Southeast Unitarian Universalist Summer Institute
- Abbreviation: SUUSI
- Formation: 1950
- Type: religious organization, summer camp
- Purpose: To provide a one-week experience evoking the best within us, in concert with Unitarian Universalist principles.
- Location: Cullowhee, NC on the campus of Western Carolina University;
- Affiliations: Council of Unitarian Camps and Conferences
- Website: https://www.suusi.org

= Southeast Unitarian Universalist Summer Institute =

Southeast Unitarian Universalist Summer Institute (SUUSI) is an intergenerational community of approximately 1,000 people who gather each July. They describe themselves as a Unitarian Universalist (UU) summer camp. People attending SUUSI predominantly abide by the teachings of Unitarian Universalism, but many participants belong to other denominations or faiths. Attendees range in age from newborn to elderly.

==Mission==
The mission of SUUSI is to provide a one-week experience evoking the best within us, in concert with Unitarian Universalist principles. SUUSI offers the opportunity to share an intergenerational environment of love, personal freedom, ethics, and joy in an intentional, nonjudgmental community.

==History==
In early 1950, some thirty-five individuals gathered "to share in joyful community" at Lake Waccamaw, North Carolina. Since 1990 it took place on the campus of Virginia Tech, in Blacksburg, but in 2008 it returned to the college campus of Radford University in Radford, Virginia, where it had been held previously. In 2016 SUUSI moved to the campus of Western Carolina University in Cullowhee. In 2023, SUUSI returned to Radford University, Virginia.

==Activities==
===Spirituality===
Many people attend SUUSI for its spiritual impact. Daily programming includes minister-led morning talks as well as evening worship services.

===Workshops===
Taught entirely by volunteers, SUUSI workshops cover a range of topics, including art, history, science, technology, politics, religion and culture.

===Nature===
Many participants take nature trips to experience the local environment in all its biodiversity.

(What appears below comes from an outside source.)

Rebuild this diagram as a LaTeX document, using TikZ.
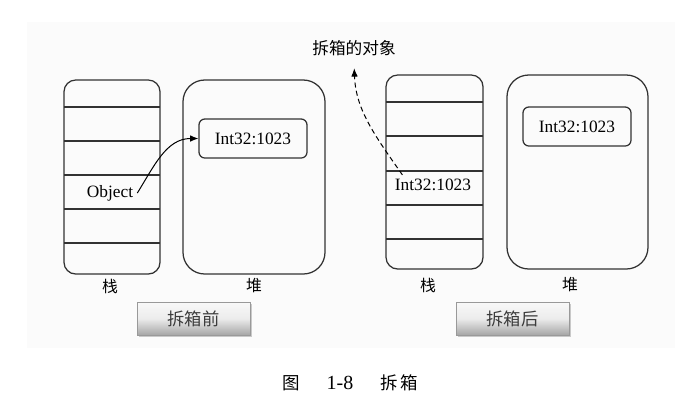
\documentclass[tikz,border=0pt]{standalone}
\usepackage{fontspec}
\setmainfont{Liberation Serif}
\newfontfamily\cjk{Noto Sans CJK SC}
\usepackage{tikz}
\usetikzlibrary{positioning, arrows.meta, fit, shadows, calc}
\definecolor{BgGray}{RGB}{251,251,251}
\definecolor{LineGray}{RGB}{50,50,50}
\definecolor{BtnText}{RGB}{60,60,60}

\begin{document}
\begin{tikzpicture}[x=0.6pt, y=-0.6pt,
          mem/.style={draw=LineGray, line width=0.75pt, inner sep=0pt},
          stackbox/.style={mem, rounded corners=7pt},
          heapbox/.style={mem, rounded corners=13pt},
          valbox/.style={draw=LineGray, line width=0.75pt, rounded corners=3.5pt,
                         minimum width=64.8pt, minimum height=23.4pt,
                         font=\fontsize{10.4}{12}\selectfont},
          val/.style={font=\fontsize{10.4}{12}\selectfont},
          lbl/.style={font=\cjk\fontsize{9.5}{11}\selectfont},
          btn/.style={draw=gray!80, top color=gray!5, bottom color=gray!70,
                      middle color=gray!15,
                      minimum width=67.8pt, minimum height=19.8pt,
                      drop shadow={shadow xshift=1.2pt, shadow yshift=-1.2pt, opacity=0.4},
                      font=\cjk\fontsize{10.4}{12}\selectfont, text=BtnText},
          arr/.style={-{Latex[length=5pt, width=4pt]}, line width=0.6pt},
          darr/.style={arr, dashed, dash pattern=on 3pt off 2pt}
        ]
        \useasboundingbox (0,0) rectangle (697,409);
        \fill[BgGray] (27,22) rectangle (675,348);

        % Before unboxing: stack
        \node[stackbox, fit={(64,80) (160,274)}] (lstack) {};
        \foreach \y in {107,141,175,209,243}
          \draw[LineGray, line width=0.75pt] (64,\y) -- (160,\y);
        \node[val] (lobj) at (110,193) {Object};

        % Before unboxing: heap
        \node[heapbox, fit={(183,80) (325,274)}] (lheap) {};
        \node[valbox] (lval) at (253,138.5) {Int32:1023};
        \draw[arr] ([xshift=-1pt]lobj.east) to[out=58, in=180] (lval.west);

        \node[lbl] (lslab) at (110,286) {栈};
        \node[lbl] (lhlab) at (254,286) {堆};
        \node[btn] (before) at (193.5,318.5) {拆箱前};

        % After unboxing: stack
        \node[stackbox, fit={(386,75) (483,269)}] (rstack) {};
        \foreach \y in {102,136,171,205,239}
          \draw[LineGray, line width=0.75pt] (386,\y) -- (483,\y);
        \node[val] (rint) at (433,185) {Int32:1023};

        % After unboxing: heap
        \node[heapbox, fit={(507,75) (648,269)}] (rheap) {};
        \node[valbox] (rval) at (577,126.5) {Int32:1023};

        \node[lbl] (rslab) at (428,285) {栈};
        \node[lbl] (rhlab) at (570,285) {堆};
        \node[btn] (after) at (512.5,318.5) {拆箱后};

        % Unboxed object
        \node[lbl, font=\cjk\fontsize{10}{12}\selectfont] (obj) at (354,48) {拆箱的对象};
        \draw[darr, shorten >=4pt] ([xshift=8pt, yshift=-1pt]rint.north west)
              to[out=125, in=-88] (obj.south);

        % Caption
        \node[font=\cjk\fontsize{10.5}{12}\selectfont] (capfig) at (291.5,383) {图};
        \node[font=\fontsize{12}{14}\selectfont] (capnum) at (340,383) {1-8};
        \node[font=\cjk\fontsize{10.5}{12}\selectfont] (captxt) at (399,383) {拆\,箱};
      \end{tikzpicture}
\end{document}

These trips may focus on local trails, caves, rivers or terrain; likewise, they may focus on specific wildflowers, trees, animals, insects, etc. SUUSI nature trips practice a Leave No Trace (LNT) outdoor ethics.

===Nightlife===
SUUSI's evening programming includes nightly performances and events. Typical offerings include cabarets, talent shows, dance venues (restricted by age), a coffeehouse lounge and movie nights. SUUSI frequently attracts professional-level entertainers for nightly performance.

==Governance==
SUUSI is an independent, incorporated, not-for-profit organization governed by its bylaws and policy manual. SUUSI has a 14-member Board of Trustees, of which 11 are voting members. The Board chooses the Director of the Institute and approves the operating budget. Board positions are both elected and appointed. Unitarian Universalist churches are organized into regional districts. Several SUUSI Board positions are appointed by the three southeastern UU district boards. At large and youth representatives are elected at SUUSI. SUUSI is a member of the Council of Unitarian Universalist Camps and Conferences.

==Operations==
The Core Staff is composed of the Director and staff leaders who coordinate the numerous departments and activities associated with this one-week Institute and camp. Departments include Communications, Nurture (previously Denominational Affairs), Equipment, Locations, Nature, Nightlife, Registration/Housing, Age-Group Programming (including Youth, Middlers, Teens, Young Adults and Middlers), Treasurer, and Workshops. In addition, many SUUSI attendees complete the totally volunteer staff needed to manage all the camp activities. All SUUSI staff members report to a Core Staff member, ultimately reporting to the Director, who in turn reports to the above-mentioned board.